==== DATA LINES ====

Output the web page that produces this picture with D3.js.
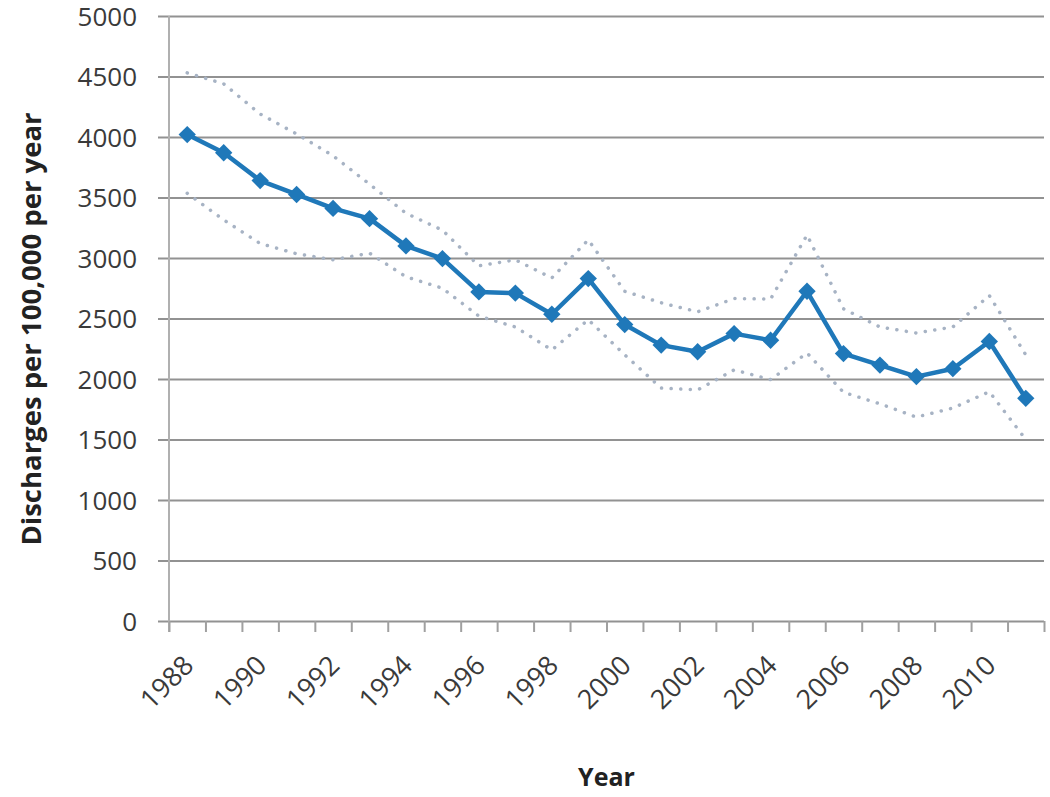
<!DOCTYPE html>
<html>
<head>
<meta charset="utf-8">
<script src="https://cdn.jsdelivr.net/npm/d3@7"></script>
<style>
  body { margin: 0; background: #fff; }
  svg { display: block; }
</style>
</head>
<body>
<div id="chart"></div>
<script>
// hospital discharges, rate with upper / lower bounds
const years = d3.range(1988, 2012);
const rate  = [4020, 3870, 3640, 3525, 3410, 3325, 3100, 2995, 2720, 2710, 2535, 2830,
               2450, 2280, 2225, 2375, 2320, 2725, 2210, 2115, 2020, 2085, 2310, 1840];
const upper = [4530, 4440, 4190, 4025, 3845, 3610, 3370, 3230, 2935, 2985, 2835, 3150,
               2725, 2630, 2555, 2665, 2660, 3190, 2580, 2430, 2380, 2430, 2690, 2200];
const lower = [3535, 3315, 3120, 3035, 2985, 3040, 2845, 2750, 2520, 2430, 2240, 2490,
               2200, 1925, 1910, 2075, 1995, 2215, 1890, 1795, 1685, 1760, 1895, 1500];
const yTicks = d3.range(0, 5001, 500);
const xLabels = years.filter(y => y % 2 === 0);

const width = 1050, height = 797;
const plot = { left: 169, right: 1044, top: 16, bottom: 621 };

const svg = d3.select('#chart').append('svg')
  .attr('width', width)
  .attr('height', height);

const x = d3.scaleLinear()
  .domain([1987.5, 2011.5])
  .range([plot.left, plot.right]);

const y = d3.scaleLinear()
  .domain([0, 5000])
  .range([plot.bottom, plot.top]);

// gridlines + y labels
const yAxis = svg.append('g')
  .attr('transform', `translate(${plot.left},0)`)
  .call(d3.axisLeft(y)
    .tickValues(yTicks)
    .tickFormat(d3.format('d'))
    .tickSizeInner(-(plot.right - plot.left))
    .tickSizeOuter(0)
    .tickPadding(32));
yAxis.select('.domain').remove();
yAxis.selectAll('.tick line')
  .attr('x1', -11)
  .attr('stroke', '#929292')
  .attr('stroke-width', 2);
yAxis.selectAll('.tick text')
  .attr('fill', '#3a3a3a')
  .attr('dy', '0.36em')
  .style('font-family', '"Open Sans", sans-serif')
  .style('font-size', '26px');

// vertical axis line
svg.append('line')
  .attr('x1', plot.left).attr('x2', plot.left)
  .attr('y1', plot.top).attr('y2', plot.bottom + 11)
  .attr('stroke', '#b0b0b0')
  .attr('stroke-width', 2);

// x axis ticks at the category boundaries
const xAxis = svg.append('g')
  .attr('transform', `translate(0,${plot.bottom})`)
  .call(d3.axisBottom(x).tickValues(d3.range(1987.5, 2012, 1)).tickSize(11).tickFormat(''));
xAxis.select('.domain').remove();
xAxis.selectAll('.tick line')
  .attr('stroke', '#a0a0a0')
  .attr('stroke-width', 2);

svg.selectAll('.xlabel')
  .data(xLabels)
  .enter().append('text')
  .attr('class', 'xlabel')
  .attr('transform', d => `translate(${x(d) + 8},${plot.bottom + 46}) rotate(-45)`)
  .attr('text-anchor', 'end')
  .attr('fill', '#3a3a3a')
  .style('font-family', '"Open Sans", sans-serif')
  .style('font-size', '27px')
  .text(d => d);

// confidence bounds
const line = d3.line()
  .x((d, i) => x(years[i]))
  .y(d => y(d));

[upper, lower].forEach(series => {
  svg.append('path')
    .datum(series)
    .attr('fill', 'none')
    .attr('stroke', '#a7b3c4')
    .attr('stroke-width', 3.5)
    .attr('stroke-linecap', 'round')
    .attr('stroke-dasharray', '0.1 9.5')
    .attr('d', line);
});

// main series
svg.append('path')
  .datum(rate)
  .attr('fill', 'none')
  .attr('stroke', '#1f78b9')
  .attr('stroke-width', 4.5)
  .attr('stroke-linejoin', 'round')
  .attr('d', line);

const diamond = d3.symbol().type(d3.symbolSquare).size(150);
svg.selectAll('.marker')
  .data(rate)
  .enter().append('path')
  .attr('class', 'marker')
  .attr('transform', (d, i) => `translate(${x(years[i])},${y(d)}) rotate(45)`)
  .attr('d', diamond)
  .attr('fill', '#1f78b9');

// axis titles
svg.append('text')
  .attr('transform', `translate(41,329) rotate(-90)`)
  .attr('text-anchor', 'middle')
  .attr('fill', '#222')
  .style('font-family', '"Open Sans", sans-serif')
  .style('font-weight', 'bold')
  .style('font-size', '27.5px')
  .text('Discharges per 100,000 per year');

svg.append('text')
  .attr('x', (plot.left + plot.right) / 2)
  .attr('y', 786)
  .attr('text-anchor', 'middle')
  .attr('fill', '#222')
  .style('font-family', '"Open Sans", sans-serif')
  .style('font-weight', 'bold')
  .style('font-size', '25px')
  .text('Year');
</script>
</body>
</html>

====

## EXERCISE AIM
Copy out every line of the material above exactly, skipping the pictures.

## RESPONSE
Output the web page that produces this picture with D3.js.
<!DOCTYPE html>
<html>
<head>
<meta charset="utf-8">
<script src="https://cdn.jsdelivr.net/npm/d3@7"></script>
<style>
  body { margin: 0; background: #fff; }
  svg { display: block; }
</style>
</head>
<body>
<div id="chart"></div>
<script>
// hospital discharges, rate with upper / lower bounds
const years = d3.range(1988, 2012);
const rate  = [4020, 3870, 3640, 3525, 3410, 3325, 3100, 2995, 2720, 2710, 2535, 2830,
               2450, 2280, 2225, 2375, 2320, 2725, 2210, 2115, 2020, 2085, 2310, 1840];
const upper = [4530, 4440, 4190, 4025, 3845, 3610, 3370, 3230, 2935, 2985, 2835, 3150,
               2725, 2630, 2555, 2665, 2660, 3190, 2580, 2430, 2380, 2430, 2690, 2200];
const lower = [3535, 3315, 3120, 3035, 2985, 3040, 2845, 2750, 2520, 2430, 2240, 2490,
               2200, 1925, 1910, 2075, 1995, 2215, 1890, 1795, 1685, 1760, 1895, 1500];
const yTicks = d3.range(0, 5001, 500);
const xLabels = years.filter(y => y % 2 === 0);

const width = 1050, height = 797;
const plot = { left: 169, right: 1044, top: 16, bottom: 621 };

const svg = d3.select('#chart').append('svg')
  .attr('width', width)
  .attr('height', height);

const x = d3.scaleLinear()
  .domain([1987.5, 2011.5])
  .range([plot.left, plot.right]);

const y = d3.scaleLinear()
  .domain([0, 5000])
  .range([plot.bottom, plot.top]);

// gridlines + y labels
const yAxis = svg.append('g')
  .attr('transform', `translate(${plot.left},0)`)
  .call(d3.axisLeft(y)
    .tickValues(yTicks)
    .tickFormat(d3.format('d'))
    .tickSizeInner(-(plot.right - plot.left))
    .tickSizeOuter(0)
    .tickPadding(32));
yAxis.select('.domain').remove();
yAxis.selectAll('.tick line')
  .attr('x1', -11)
  .attr('stroke', '#929292')
  .attr('stroke-width', 2);
yAxis.selectAll('.tick text')
  .attr('fill', '#3a3a3a')
  .attr('dy', '0.36em')
  .style('font-family', '"Open Sans", sans-serif')
  .style('font-size', '26px');

// vertical axis line
svg.append('line')
  .attr('x1', plot.left).attr('x2', plot.left)
  .attr('y1', plot.top).attr('y2', plot.bottom + 11)
  .attr('stroke', '#b0b0b0')
  .attr('stroke-width', 2);

// x axis ticks at the category boundaries
const xAxis = svg.append('g')
  .attr('transform', `translate(0,${plot.bottom})`)
  .call(d3.axisBottom(x).tickValues(d3.range(1987.5, 2012, 1)).tickSize(11).tickFormat(''));
xAxis.select('.domain').remove();
xAxis.selectAll('.tick line')
  .attr('stroke', '#a0a0a0')
  .attr('stroke-width', 2);

svg.selectAll('.xlabel')
  .data(xLabels)
  .enter().append('text')
  .attr('class', 'xlabel')
  .attr('transform', d => `translate(${x(d) + 8},${plot.bottom + 46}) rotate(-45)`)
  .attr('text-anchor', 'end')
  .attr('fill', '#3a3a3a')
  .style('font-family', '"Open Sans", sans-serif')
  .style('font-size', '27px')
  .text(d => d);

// confidence bounds
const line = d3.line()
  .x((d, i) => x(years[i]))
  .y(d => y(d));

[upper, lower].forEach(series => {
  svg.append('path')
    .datum(series)
    .attr('fill', 'none')
    .attr('stroke', '#a7b3c4')
    .attr('stroke-width', 3.5)
    .attr('stroke-linecap', 'round')
    .attr('stroke-dasharray', '0.1 9.5')
    .attr('d', line);
});

// main series
svg.append('path')
  .datum(rate)
  .attr('fill', 'none')
  .attr('stroke', '#1f78b9')
  .attr('stroke-width', 4.5)
  .attr('stroke-linejoin', 'round')
  .attr('d', line);

const diamond = d3.symbol().type(d3.symbolSquare).size(150);
svg.selectAll('.marker')
  .data(rate)
  .enter().append('path')
  .attr('class', 'marker')
  .attr('transform', (d, i) => `translate(${x(years[i])},${y(d)}) rotate(45)`)
  .attr('d', diamond)
  .attr('fill', '#1f78b9');

// axis titles
svg.append('text')
  .attr('transform', `translate(41,329) rotate(-90)`)
  .attr('text-anchor', 'middle')
  .attr('fill', '#222')
  .style('font-family', '"Open Sans", sans-serif')
  .style('font-weight', 'bold')
  .style('font-size', '27.5px')
  .text('Discharges per 100,000 per year');

svg.append('text')
  .attr('x', (plot.left + plot.right) / 2)
  .attr('y', 786)
  .attr('text-anchor', 'middle')
  .attr('fill', '#222')
  .style('font-family', '"Open Sans", sans-serif')
  .style('font-weight', 'bold')
  .style('font-size', '25px')
  .text('Year');
</script>
</body>
</html>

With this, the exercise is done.